例えばせっかちな人にとってぼーっとしている時間は無駄だと思うだろう。タピオカが好きではない人にとってはわざわざ行列に並んで待つことは無駄だと思うだろう。僕が2ヶ月半仕事してやっていた農業も無駄だと思われることかもしれない。農業で得た技術や知識が今後の人生で役立つという保証はないし少なくとも今すぐに活かされることはない。「今すぐ」に活きるということで言えば、ベンチャー企業でインターンしたり海外留学したことで得た学びや経験の方が圧倒的に活かされると思う。そういった経験が人生を豊かにする、人生の役に立つということは当然分かる。

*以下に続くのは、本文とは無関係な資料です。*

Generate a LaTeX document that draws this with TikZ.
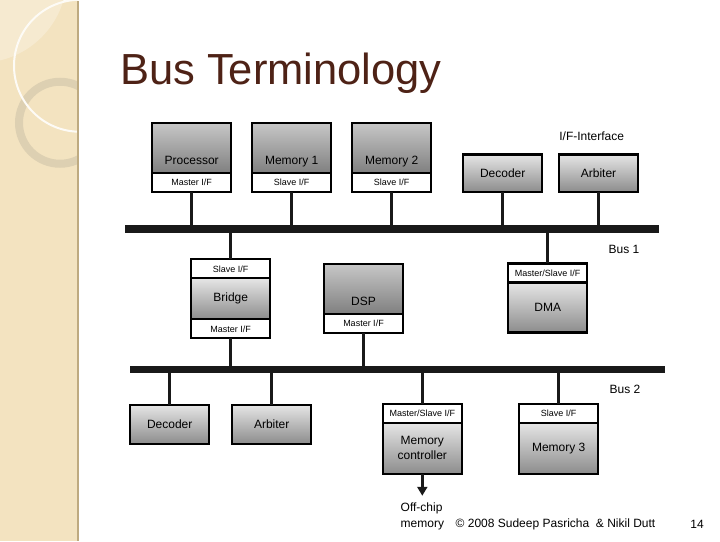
\documentclass[tikz,border=0pt]{standalone}
\usepackage{fontspec}
\setmainfont{Liberation Sans}
\usetikzlibrary{positioning, arrows.meta}
\definecolor{titlebrown}{RGB}{78,34,22}
\definecolor{stripbeige}{RGB}{243,227,192}
\definecolor{stripedge}{RGB}{190,170,128}
\definecolor{stripglow}{RGB}{246,234,208}
\definecolor{ringtan}{RGB}{221,208,178}

\begin{document}
\begin{tikzpicture}[x=1pt, y=-1pt,
  unit/.style={draw, line width=2.2pt, top color=black!10, bottom color=black!45,
    minimum width=79pt, inner sep=0pt, outer sep=0pt, align=center,
    font=\fontsize{12}{15}\selectfont},
  lowunit/.style={unit, top color=black!22, bottom color=black!50,
    minimum height=50pt, text height=42pt, text depth=8pt},
  iface/.style={draw, line width=2.2pt, fill=white, minimum width=79pt,
    minimum height=19pt, inner sep=0pt, outer sep=0pt,
    font=\fontsize{9}{10}\selectfont},
  bus/.style={fill=black!90, inner sep=0pt, outer sep=0pt},
  link/.style={line width=3.4pt, black!90},
  caption/.style={font=\fontsize{12}{16}\selectfont}]
  \fill[white] (0,0) rectangle (720,540);

  % left strip
  \fill[stripbeige] (0,0) rectangle (78,540);
  \begin{scope}
    \clip (0,0) rectangle (78,540);
    \fill[stripglow] (-20,-25) circle[radius=87pt];
    \draw[line width=8pt, ringtan] (60,122) circle[radius=41pt];
    \draw[line width=2pt, white!85!stripbeige] (80,65) circle[radius=66pt];
  \end{scope}
  \draw[line width=1.5pt, stripedge] (78,0) -- (78,540);

  \node[anchor=base west, font=\fontsize{43.5}{44}\selectfont, text=titlebrown,
    inner sep=0pt] (title) at (120,84) {Bus Terminology};

  % buses
  \node[bus, minimum width=534pt, minimum height=7.7pt] (bus1) at (392,228) {};
  \node[bus, minimum width=535pt, minimum height=7.4pt] (bus2) at (397.5,369) {};
  \node[caption] (bus1-t) at (624,249) {Bus 1};
  \node[caption] (bus2-t) at (625,389) {Bus 2};

  % units on bus 1
  \node[lowunit] (proc) at (191.7,147.2) {Processor};
  \node[iface, below=0pt of proc] (proc-if) {Master I/F};
  \node[lowunit] (mem1) at (291.7,147.2) {Memory 1};
  \node[iface, below=0pt of mem1] (mem1-if) {Slave I/F};
  \node[lowunit] (mem2) at (391.7,147.2) {Memory 2};
  \node[iface, below=0pt of mem2] (mem2-if) {Slave I/F};
  \node[unit, minimum height=37.5pt] (dec1) at (502.7,172.4) {Decoder};
  \node[unit, minimum height=37.5pt] (arb1) at (598.5,172.4) {Arbiter};
  \node[caption] (iface-t) at (591.7,135.7) {I/F-Interface};

  % bridge, dsp, dma
  \node[iface] (bridge-s) at (230.7,268.1) {Slave I/F};
  \node[unit, minimum height=41pt, below=0pt of bridge-s] (bridge) {Bridge};
  \node[iface, below=0pt of bridge] (bridge-m) {Master I/F};
  \node[lowunit] (dsp) at (363.5,288.2) {DSP};
  \node[iface, below=0pt of dsp] (dsp-if) {Master I/F};
  \node[iface] (dma-if) at (547.7,272.2) {Master/Slave I/F};
  \node[unit, minimum height=50pt, below=0pt of dma-if] (dma) {DMA};

  % units on bus 2
  \node[unit, minimum height=39pt] (dec2) at (169.7,423.6) {Decoder};
  \node[unit, minimum height=39pt] (arb2) at (271.7,423.6) {Arbiter};
  \node[iface] (mc-if) at (422.3,412.5) {Master/Slave I/F};
  \node[unit, minimum height=51pt, below=0pt of mc-if] (mc) {Memory\\controller};
  \node[iface] (mem3-if) at (558.7,412.5) {Slave I/F};
  \node[unit, minimum height=51pt, below=0pt of mem3-if] (mem3) {Memory 3};

  % connectors
  \foreach \n in {proc-if, mem1-if, mem2-if, dec1, arb1}
    \draw[link] (\n.south) -- (\n.south |- bus1.north);
  \foreach \n in {bridge-s, dma-if}
    \draw[link] (bus1.south -| \n.north) -- (\n.north);
  \foreach \n in {bridge-m, dsp-if}
    \draw[link] (\n.south) -- (\n.south |- bus2.north);
  \foreach \n in {dec2, arb2, mc-if, mem3-if}
    \draw[link] (bus2.south -| \n.north) -- (\n.north);

  \coordinate (offchip-tip) at (422.3,495);
  \draw[link, -{Triangle[width=10pt, length=9pt]}] (mc.south) -- (offchip-tip);
  \node[caption, align=left, anchor=west, inner sep=0pt] (offchip) at (400.5,516)
    {Off-chip\\memory};

  \node[caption, anchor=west, inner sep=0pt] (credit) at (455.5,524)
    {© 2008 Sudeep Pasricha~ \& Nikil Dutt};
  \node[caption] (page) at (697,524) {14};
\end{tikzpicture}
\end{document}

僕らは常に分かりやすさや効率の良さ、すぐ役に立つものを求めている。本だって映画だって仕事だって恋愛だって何だって分かりやすく効率良くすぐに役立つものが良いものだと信じて疑わない。
無駄だと思うことや無意味だと思うこと、人生の役に立たないことがなぜ人生を豊かにするのか。
それは僕らに「問い」をもたらしてくれるから。
なぜこうなのか、これはどういうことなのか、これはどう活かされるのかという「問い」を与えてくれる。無駄だからこそ無意味だからこそ僕らは問いを立て思考し色んな経験を積んでいく。今は無駄無意味だと思うこともいろんな経験を通して少しずつ紐解いていくことで「ああこういうことだったのか」と分かるようになる。無駄なこと無意味なことに時間を使うのは遠回りしていると思うかもしれないけれど、その遠回りした経験がきっと人生のどこかで力を貸してくれると信じている。敢えて遠回りをする必要はないけれど、遠回りをした分だけ人生に深みが出ると想う。曖昧過ぎる表現で全く確証もないけれど、僕が出会ってきた中で魅かれる人はみんな無駄だと思うことをやってみたり遠回りをしてきた人だった。
効率の良さを求める時代だからこそ僕は遠回りだとしても無駄・無意味と向き合っていきたい。
最後に
前編後編どちらも読んでくれた方もどちらかしか読んでない方も読んで頂き本当にありがとうございました。
このnoteが多くの人に届いてほしいなんてことは思っていません。今まで密に関わってくれた人や読むのを楽しみにしてくれている人に僕が経験したことを共有し何かメッセージが届けば良いなと思って書きました。
拙い文章ではありますが最後まで読んで頂きありがとうございました。